- Art from Batman Eternal #52 (April 2015) by Tim Seeley.

Publication information
- Publisher: DC Comics
- First appearance: Detective Comics #392 (October 1969)
- Created by: Frank Robbins

In-story information
- Full name: Jason Bard
- Team affiliations: Gotham City Police Department United States Marine Corps
- Supporting character of: Batman Robin Barbara Gordon

= Jason Bard =

Fictional character in the DC Universe

Jason Bard is a fictional character appearing in American comic books published by DC Comics. He first appeared in Detective Comics #392, which was published in 1969. He appeared in several back-up stories throughout the 1970s and 1980s in Detective Comics.

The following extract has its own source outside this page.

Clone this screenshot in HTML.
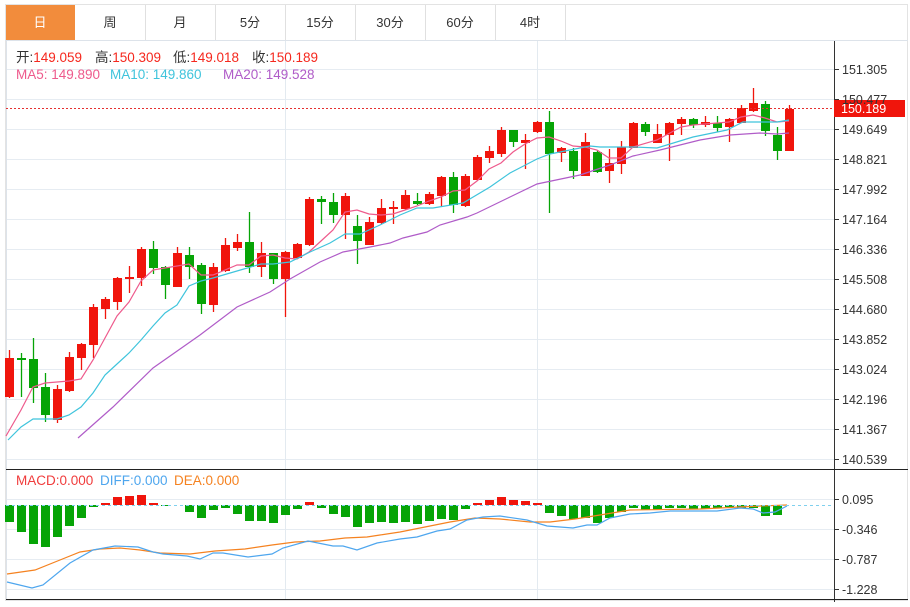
<!DOCTYPE html>
<html><head><meta charset="utf-8"><style>
body{margin:0;background:#fff;width:910px;height:602px;overflow:hidden;font-family:"Liberation Sans","Noto Sans CJK SC",sans-serif}
</style></head><body>
<svg id="s" width="910" height="602" xmlns="http://www.w3.org/2000/svg" font-family="Liberation Sans, Noto Sans CJK SC, sans-serif">
<rect x="5.5" y="4.5" width="902" height="596" fill="#fff" stroke="#e3e3e3"/>
<line x1="5" y1="40.5" x2="908" y2="40.5" stroke="#dde3ea"/>
<rect x="6" y="5" width="69" height="35" fill="#f28c3c"/>
<g stroke="#e0e0e0"><line x1="145.5" y1="5" x2="145.5" y2="40"/><line x1="215.5" y1="5" x2="215.5" y2="40"/><line x1="285.5" y1="5" x2="285.5" y2="40"/><line x1="355.5" y1="5" x2="355.5" y2="40"/><line x1="425.5" y1="5" x2="425.5" y2="40"/><line x1="495.5" y1="5" x2="495.5" y2="40"/><line x1="565.5" y1="5" x2="565.5" y2="40"/></g>
<g font-size="13" text-anchor="middle" fill="#333"><text x="40" y="27" fill="#fff">日</text><text x="110" y="27">周</text><text x="180" y="27">月</text><text x="250" y="27">5分</text><text x="320" y="27">15分</text><text x="390" y="27">30分</text><text x="460" y="27">60分</text><text x="530" y="27">4时</text></g>
<g id="grid" stroke="#e6ecf2"></g>
<line x1="285.5" y1="41" x2="285.5" y2="600" stroke="#e3eaf0"/>
<line x1="537.5" y1="41" x2="537.5" y2="600" stroke="#e3eaf0"/>
<line x1="6.5" y1="41" x2="6.5" y2="600" stroke="#dde3ea"/>
<line x1="834.5" y1="41" x2="834.5" y2="602" stroke="#333"/>
<line x1="6" y1="469.5" x2="908" y2="469.5" stroke="#222"/>
<line x1="6" y1="599.5" x2="908" y2="599.5" stroke="#222"/>
<g font-size="13.5">
<text x="16" y="62" fill="#333">开:<tspan fill="#f5281e">149.059</tspan></text>
<text x="95" y="62" fill="#333">高:<tspan fill="#f5281e">150.309</tspan></text>
<text x="173" y="62" fill="#333">低:<tspan fill="#f5281e">149.018</tspan></text>
<text x="252" y="62" fill="#333">收:<tspan fill="#f5281e">150.189</tspan></text>
<text x="16" y="79" fill="#ee5a8c">MA5: 149.890</text>
<text x="110" y="79" fill="#3fc4dc">MA10: 149.860</text>
<text x="223" y="79" fill="#b05cc8">MA20: 149.528</text>
<text x="16" y="485" fill="#f03c3c">MACD:0.000</text>
<text x="100" y="485" fill="#4ea6ee">DIFF:0.000</text>
<text x="174" y="485" fill="#f58220">DEA:0.000</text></g>
<g id="c"></g>
<line x1="6" y1="108.5" x2="834" y2="108.5" stroke="#e53030" stroke-dasharray="2,2"/>
<line x1="6" y1="505.5" x2="834" y2="505.5" stroke="#7fd0ee" stroke-dasharray="3,3"/>
<rect x="834" y="100" width="71" height="17" fill="#f0150c"/>
<text x="841" y="113" font-size="12.5" fill="#fff">150.189</text>
<g id="ax" font-size="12.5" fill="#333"></g>
</svg>
<script>
var s=document.getElementById('c'),g=document.getElementById('grid'),ax=document.getElementById('ax');
var NS='http://www.w3.org/2000/svg';
function el(p,t,a){var e=document.createElementNS(NS,t);for(var k in a)e.setAttribute(k,a[k]);p.appendChild(e);return e;}
var pl=["151.305","150.477","149.649","148.821","147.992","147.164","146.336","145.508","144.680","143.852","143.024","142.196","141.367","140.539"];
for(var i=0;i<14;i++){var y=69+i*30;el(g,'line',{x1:6,y1:y+.5,x2:834,y2:y+.5});el(ax,'line',{x1:834,y1:y+.5,x2:839,y2:y+.5,stroke:'#333'});var t=el(ax,'text',{x:842,y:y+5});t.textContent=pl[i];}
var ml=["0.095","-0.346","-0.787","-1.228"];
for(var i=0;i<4;i++){var y=499+i*30;el(g,'line',{x1:6,y1:y+.5,x2:834,y2:y+.5});el(ax,'line',{x1:834,y1:y+.5,x2:839,y2:y+.5,stroke:'#333'});var t=el(ax,'text',{x:842,y:y+5});t.textContent=ml[i];}
var C=[[1,358,397,350,398],[0,358,360,353,397],[0,359,388,338,403],[0,387,415,373,422],[1,389,420,385,423],[1,357,391,352,392],[1,344,358,343,370],[1,307,345,304,358],[1,299,309,297,319],[1,278,302,277,310],
[1,277,279,266,293],[1,249,278,247,286],[0,249,268,241,274],[0,267,285,266,299],[1,253,287,247,287],[0,255,267,247,279],[0,265,304,263,314],[1,267,305,263,312],[1,245,271,238,272],[1,242,248,234,251],
[0,242,267,212,273],[1,253,267,242,277],[0,253,279,253,284],[1,252,279,251,317],[1,244,258,243,259],[1,199,245,197,246],[0,199,202,196,224],[0,202,215,193,223],[1,196,215,193,239],[0,226,241,215,264],
[1,222,245,217,245],[1,208,223,199,224],[1,207,209,201,224],[1,195,209,190,210],[0,201,204,193,205],[1,194,204,192,205],[1,177,196,176,207],[0,177,205,172,213],[1,176,206,174,207],[1,157,180,155,181],
[1,151,158,146,163],[1,130,154,127,157],[0,130,142,130,147],[1,140,143,134,169],[1,122,132,121,133],[0,122,154,111,213],[1,148,153,147,162],[0,151,171,148,179],[1,142,176,133,176],[0,152,172,150,173],
[1,163,171,149,183],[1,147,164,141,174],[1,123,148,122,148],[0,124,132,122,136],[1,134,143,124,143],[1,123,135,122,161],[1,119,124,117,135],[0,119,125,118,128],[1,122,125,116,127],[0,123,128,116,132],
[1,119,127,118,142],[1,108,123,105,123],[1,103,111,88,112],[0,104,131,101,136],[0,135,151,127,160],[1,109,151,105,151]];
for(var i=0;i<C.length;i++){var c=C[i],x=9+12*i,col=c[0]?'#f0150c':'#06a406';
el(s,'line',{x1:x+.5,y1:c[3],x2:x+.5,y2:c[4],stroke:col,'stroke-width':1.3});
el(s,'rect',{x:x-4,y:c[1],width:9,height:Math.max(1.5,c[2]-c[1]),fill:col});}
var H=[522,532,544,547,537,526,518,507,503,497,496,495,503,506,505,512,518,510,508,514,521,521,523,515,509,502,508,514,517,527,523,522,523,522,524,521,519,520,509,503,500,497,500,501,503,513,516,519,518,523,518,512,508,510,510,508,508,509,509,508,507,508,508,516,515,505];
for(var i=0;i<H.length;i++){var x=9+12*i,h=H[i];if(h==505)continue;
if(h<505)el(s,'rect',{x:x-4,y:h,width:9,height:505-h,fill:'#f0150c'});else el(s,'rect',{x:x-4,y:505,width:9,height:h-505,fill:'#06a406'});}
function line(pts,col){el(s,'polyline',{points:pts,fill:'none',stroke:col,'stroke-width':1.2});}
line("6,436 21,410 33,387 45,383 69,381 81,379 93,360 105,338 117,316 129,302 141,281 153,270 165,268 189,264 201,275 213,275 225,270 237,265 249,265 261,256 273,255 285,258 297,259 309,252 321,241 333,230 345,212 357,210 369,214 381,215 393,214 405,210 417,206 429,201 441,197 453,191 465,190 477,181 489,169 501,163 513,152 525,144 537,138 549,137 561,141 573,146 585,147 597,150 609,158 621,158 633,147 657,140 681,127 693,125 729,122 741,117 753,115 765,118 777,122 789,121","#ee5a8c");
line("8,440 21,427 33,419 57,419 69,415 81,407 93,393 105,375 117,364 129,353 141,340 153,326 165,313 177,305 189,286 201,281 213,278 237,271 261,264 273,264 290,262 310,252 330,243 345,234 360,234 380,225 400,215 417,208 433,208 463,203 490,187 510,173 537,159 550,154 590,146 600,147 633,147 657,148 693,137 727,130 743,122 763,122 777,122 789,120","#3fc4dc");
line("78,438 113,407 153,368 200,335 237,307 270,292 290,279 320,262 343,252 370,247 390,243 403,238 427,232 440,225 467,217 477,213 510,197 537,184 580,175 610,165 633,156 660,150 700,140 730,135 760,133 777,134 789,133","#b05cc8");
line("7,574 35,570 60,560 80,552 100,549 120,548 140,550 160,553 190,554 215,551 245,549 272,545 295,542 320,541 345,538 367,537 380,535 400,532 430,526 450,522 475,518 500,519 530,522 550,522 575,519 600,515 630,510 700,509 760,506 787,505","#f58220");
line("7,582 32,588 43,585 70,563 93,550 115,546 138,547 153,552 163,554 187,556 200,559 213,553 223,553 248,557 272,554 283,548 308,541 333,546 343,546 357,550 377,543 400,539 417,537 437,531 450,529 467,520 483,517 500,516 527,520 547,526 573,528 587,525 597,525 610,518 630,514 650,513 670,511 717,511 740,508 753,509 763,513 775,512 787,506","#4ea6ee");
</script>
</body></html>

==Fictional character biography==
===Pre-Crisis===
As a young boy, Jason Bard vowed to exact revenge on his father, who had murdered his mother. However, Jason did not know who his father was as his mother had destroyed all of the pictures that she had of him. This would make finding his father very difficult. After giving up his quest for revenge, Bard joined the Marines and was deployed to serve in the Vietnam War. While in Vietnam, he received a crippling injury to his right knee. He left the service and attended college on the G.I. Bill, majoring in criminology. Jason utilized his new degree and opened a Private Investigations office in Gotham City, where he earned a reputation for being an intelligent and ethical private investigator. Bard's services have been used by Batman on several occasions and he also became a professional acquaintance of Commissioner Gordon. Jason became very close to Barbara Gordon and the two dated for some time, during which time he occasionally worked alongside her alter-ego, Batgirl. During this first adventure with Barbara/Batgirl, his war disability was emphasized as he was occasionally incapacitated when his knee gave out.

===Post-Crisis===
After the mini-series Crisis on Infinite Earths, much of DC Comics continuity was rebooted. Jason Bard's history had undergone some changes. This version is a police officer with the GCPD working under James Gordon, where he met Barbara Gordon. Killer Moth shoots Jason in the knee, forcing him to leave the GCPD and pursue other ventures. It was after this that he opened up his own Private Investigations and his relationship with Barbara began. The two dated for sometime and they were even engaged to be married at one point. After the events of The Killing Joke, when Barbara is shot and crippled by the Joker, she breaks up with Jason.

In Birds of Prey, Barbara Gordon (now known as Oracle), sends Black Canary on a mission to the island of Rheelasia. She meets Jason Bard, who is working undercover in Rheelasia. Both he and Black Canary are captured and forced to work in the fields on the island. Black Canary was planning to escape with Jason's help, but it was revealed that the attack caused Jason to lose his eyesight. Together the two escape the island after a fight with Hellhound and some Rheelasian mercenaries.

===The New 52===
In The New 52, Jason Bard makes his first appearance in Batman Eternal, as a cop from Detroit hired by Jim Gordon and put into the Major Crimes Unit. He experiences his own rise to power after Gordon is fired for seeming incompetence, exposing the corruption of the new commissioner's alliance with Carmine Falcone to take the position himself. Bard is soon revealed to be allied with Hush, destroying evidence gathered by the Bat-Family that proved that Gordon was set up to cause the accident that led to his arrest and using Hush's insight and resources to identify various weapons caches Batman has hidden around Gotham and detonate them, ruining Batman and Wayne Enterprises' reputation. Vicki Vale's research reveals that Bard has a vendetta against vigilantes ever since an amateur Batman wannabe in Detroit led to the death of Jodie Hawkins, Bard's partner and potential romantic interest.

==Powers and abilities==
Jason Bard is a capable fighter, criminologist and marksman.

==In other media==
Jason Bard appears in Young Justice, voiced by Jeff Bennett. This version is a private in the United States Marine Corps and an acquaintance of John Jones. In the fourth season, Phantoms, Bard leaves the Marines, becomes a detective, and enters a relationship with Artemis Crock.